Norris è il campione che questi tempi si meritano. La figura perfetta di un’epoca che vibra un istante e poi si sbriciola al primo soffio di pressione. Non è un re, non è un bastione, non è un sogno: è il ritratto involontario di un mondo che ha perso fame, coraggio, voglia di mito. Un tempo volevi essere Schumacher, Lauda, Senna. Oggi speri solo di gestire una gomma. Campione, sì. Ma è un titolo che non accende, non scuote, non brucia. È l’incoronazione ideale per anni rassegnati, sciatti, inchiodati all’incertezza. La stessa che ha scandito tutta la stagione di Lando, in un’altalena continua. Che basti un Mondiale così per un titolo la dice lunga.

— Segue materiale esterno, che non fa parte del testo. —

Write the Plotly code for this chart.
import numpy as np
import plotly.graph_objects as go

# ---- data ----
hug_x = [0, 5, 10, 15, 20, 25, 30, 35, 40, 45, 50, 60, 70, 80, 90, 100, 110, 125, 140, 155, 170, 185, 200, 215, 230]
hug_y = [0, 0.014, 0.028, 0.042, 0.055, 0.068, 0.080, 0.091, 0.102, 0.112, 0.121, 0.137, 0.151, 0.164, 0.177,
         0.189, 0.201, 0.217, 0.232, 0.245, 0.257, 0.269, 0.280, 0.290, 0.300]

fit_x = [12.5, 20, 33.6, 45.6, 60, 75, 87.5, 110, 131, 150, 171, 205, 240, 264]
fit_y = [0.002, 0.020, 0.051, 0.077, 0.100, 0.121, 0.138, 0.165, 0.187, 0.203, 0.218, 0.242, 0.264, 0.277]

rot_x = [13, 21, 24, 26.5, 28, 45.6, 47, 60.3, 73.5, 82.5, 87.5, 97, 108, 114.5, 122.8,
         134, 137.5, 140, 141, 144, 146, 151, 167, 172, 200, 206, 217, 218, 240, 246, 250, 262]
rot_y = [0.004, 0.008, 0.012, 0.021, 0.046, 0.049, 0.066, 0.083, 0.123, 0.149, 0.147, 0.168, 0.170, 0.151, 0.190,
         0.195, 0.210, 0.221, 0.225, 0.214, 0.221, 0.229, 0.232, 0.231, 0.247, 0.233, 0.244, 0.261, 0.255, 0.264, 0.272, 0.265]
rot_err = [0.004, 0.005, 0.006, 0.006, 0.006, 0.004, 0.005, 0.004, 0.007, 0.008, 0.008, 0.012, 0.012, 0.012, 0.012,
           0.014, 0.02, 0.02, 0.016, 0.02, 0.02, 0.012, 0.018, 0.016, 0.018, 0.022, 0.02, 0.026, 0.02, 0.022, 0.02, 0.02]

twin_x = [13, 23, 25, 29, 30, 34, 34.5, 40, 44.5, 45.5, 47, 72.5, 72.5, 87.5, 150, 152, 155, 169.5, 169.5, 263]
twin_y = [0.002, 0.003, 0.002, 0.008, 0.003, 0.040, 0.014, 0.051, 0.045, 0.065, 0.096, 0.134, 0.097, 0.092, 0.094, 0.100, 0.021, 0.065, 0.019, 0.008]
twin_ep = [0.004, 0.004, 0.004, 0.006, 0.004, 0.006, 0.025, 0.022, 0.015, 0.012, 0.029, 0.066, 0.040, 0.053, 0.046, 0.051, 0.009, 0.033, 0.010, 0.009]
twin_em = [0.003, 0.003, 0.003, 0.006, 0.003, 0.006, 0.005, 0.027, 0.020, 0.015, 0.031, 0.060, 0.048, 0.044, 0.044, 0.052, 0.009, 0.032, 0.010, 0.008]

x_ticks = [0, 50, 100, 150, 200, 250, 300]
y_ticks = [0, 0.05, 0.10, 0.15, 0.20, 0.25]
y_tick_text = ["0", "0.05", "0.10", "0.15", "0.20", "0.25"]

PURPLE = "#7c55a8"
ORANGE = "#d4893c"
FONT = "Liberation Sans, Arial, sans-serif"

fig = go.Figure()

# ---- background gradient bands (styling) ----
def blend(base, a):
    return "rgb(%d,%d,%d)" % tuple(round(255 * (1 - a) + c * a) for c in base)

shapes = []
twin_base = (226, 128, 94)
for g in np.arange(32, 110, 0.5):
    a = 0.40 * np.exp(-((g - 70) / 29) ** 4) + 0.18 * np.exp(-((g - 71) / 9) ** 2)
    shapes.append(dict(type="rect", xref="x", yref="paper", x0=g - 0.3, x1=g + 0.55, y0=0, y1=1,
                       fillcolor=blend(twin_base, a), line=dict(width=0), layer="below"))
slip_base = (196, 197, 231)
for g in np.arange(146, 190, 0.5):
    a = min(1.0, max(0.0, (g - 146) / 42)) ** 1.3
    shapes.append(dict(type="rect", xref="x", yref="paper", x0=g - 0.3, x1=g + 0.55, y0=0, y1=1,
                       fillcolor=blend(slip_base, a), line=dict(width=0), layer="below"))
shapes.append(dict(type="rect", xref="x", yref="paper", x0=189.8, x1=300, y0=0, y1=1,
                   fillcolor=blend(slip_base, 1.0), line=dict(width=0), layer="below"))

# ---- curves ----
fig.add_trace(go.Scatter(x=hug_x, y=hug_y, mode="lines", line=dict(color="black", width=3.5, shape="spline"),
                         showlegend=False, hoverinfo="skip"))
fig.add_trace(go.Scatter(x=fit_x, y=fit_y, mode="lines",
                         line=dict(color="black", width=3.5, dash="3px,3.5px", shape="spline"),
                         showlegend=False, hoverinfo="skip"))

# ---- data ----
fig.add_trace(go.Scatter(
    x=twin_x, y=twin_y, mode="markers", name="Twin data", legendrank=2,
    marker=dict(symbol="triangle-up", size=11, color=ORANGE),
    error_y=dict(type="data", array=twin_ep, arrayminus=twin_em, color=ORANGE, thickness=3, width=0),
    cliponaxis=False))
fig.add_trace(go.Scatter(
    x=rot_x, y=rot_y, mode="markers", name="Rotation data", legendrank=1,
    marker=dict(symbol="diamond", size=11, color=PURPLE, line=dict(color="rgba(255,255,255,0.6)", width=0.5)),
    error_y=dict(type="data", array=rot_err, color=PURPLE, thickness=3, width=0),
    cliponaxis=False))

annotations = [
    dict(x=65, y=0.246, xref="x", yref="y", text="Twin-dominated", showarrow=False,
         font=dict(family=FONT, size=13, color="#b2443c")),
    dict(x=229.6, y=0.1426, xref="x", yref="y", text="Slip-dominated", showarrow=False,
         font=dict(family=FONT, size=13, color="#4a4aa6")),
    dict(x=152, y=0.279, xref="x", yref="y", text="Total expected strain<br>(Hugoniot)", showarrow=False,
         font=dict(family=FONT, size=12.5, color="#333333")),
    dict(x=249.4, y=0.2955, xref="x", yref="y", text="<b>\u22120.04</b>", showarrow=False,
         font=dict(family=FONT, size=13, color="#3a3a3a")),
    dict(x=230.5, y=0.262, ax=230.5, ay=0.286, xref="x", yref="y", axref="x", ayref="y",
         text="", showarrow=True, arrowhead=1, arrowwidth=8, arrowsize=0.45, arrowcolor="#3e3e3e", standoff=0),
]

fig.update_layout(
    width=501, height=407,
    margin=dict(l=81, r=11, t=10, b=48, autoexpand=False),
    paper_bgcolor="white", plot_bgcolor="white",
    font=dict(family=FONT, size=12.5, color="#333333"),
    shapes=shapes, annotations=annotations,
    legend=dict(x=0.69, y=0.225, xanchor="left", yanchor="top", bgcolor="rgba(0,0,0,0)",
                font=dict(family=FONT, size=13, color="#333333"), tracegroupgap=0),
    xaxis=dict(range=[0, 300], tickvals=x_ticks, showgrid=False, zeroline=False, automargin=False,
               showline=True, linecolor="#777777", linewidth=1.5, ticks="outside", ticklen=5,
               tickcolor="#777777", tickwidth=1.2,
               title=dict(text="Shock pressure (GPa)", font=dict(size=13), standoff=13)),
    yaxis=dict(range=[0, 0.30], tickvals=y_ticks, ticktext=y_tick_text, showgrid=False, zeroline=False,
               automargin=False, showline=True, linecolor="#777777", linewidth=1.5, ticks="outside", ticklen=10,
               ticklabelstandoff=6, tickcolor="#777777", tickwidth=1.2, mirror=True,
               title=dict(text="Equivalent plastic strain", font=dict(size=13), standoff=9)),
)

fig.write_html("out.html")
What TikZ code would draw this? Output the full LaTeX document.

Eppure ad Abu Dhabi Max fa ciò che gli riesce meglio: domina, firma l’ottava vittoria dell’anno, mette in riga il mondo. E perde comunque un Mondiale pur avendo più vittorie di Norris e Piastri, che si fermano a sette ciascuno. Una sproporzione che fissa la gerarchia reale in automatico. In realtà paga i mesi in cui la RB21 era vibrante come un semolino, il Dietor della Formula 1.
Lando porta a casa i 423 punti della provvidenza: gara ordinata, quasi diligente, solida. McLaren corre solo per lui, sigillandogli la terza piazza e negando a Piastri la possibilità di giocarsi la vittoria anche dopo uno stint da paura.
Il trombato Tsunoda fa il soldatino di Milton Keynes: manda largo Norris, si prende cinque secondi che avrebbero potuto ribaltare il mondo. Ma non succede. I santi, nel weekend, bivaccano. Leclerc splende in mezzo al piombo di Maranello: infastidisce Lando, lo bracca, gli piazza ombre e veleno. Stoico fino al martirio. Hamilton risale dall’abisso fino all’ottavo posto: gesto di dignità postuma in una stagione da triturare nel tritacarte. Mercedes evapora, Ferrari accende un lumino fuori tempo massimo. E nei Costruttori resta lì: quarto posto, come un abbonamento al rimpianto.
Alla fine la verità è una sola: il Mondiale lo vince Norris. Ma lo incarna Verstappen. L’ultimo eroe in un’epoca che gli eroi li ha smarriti per sempre.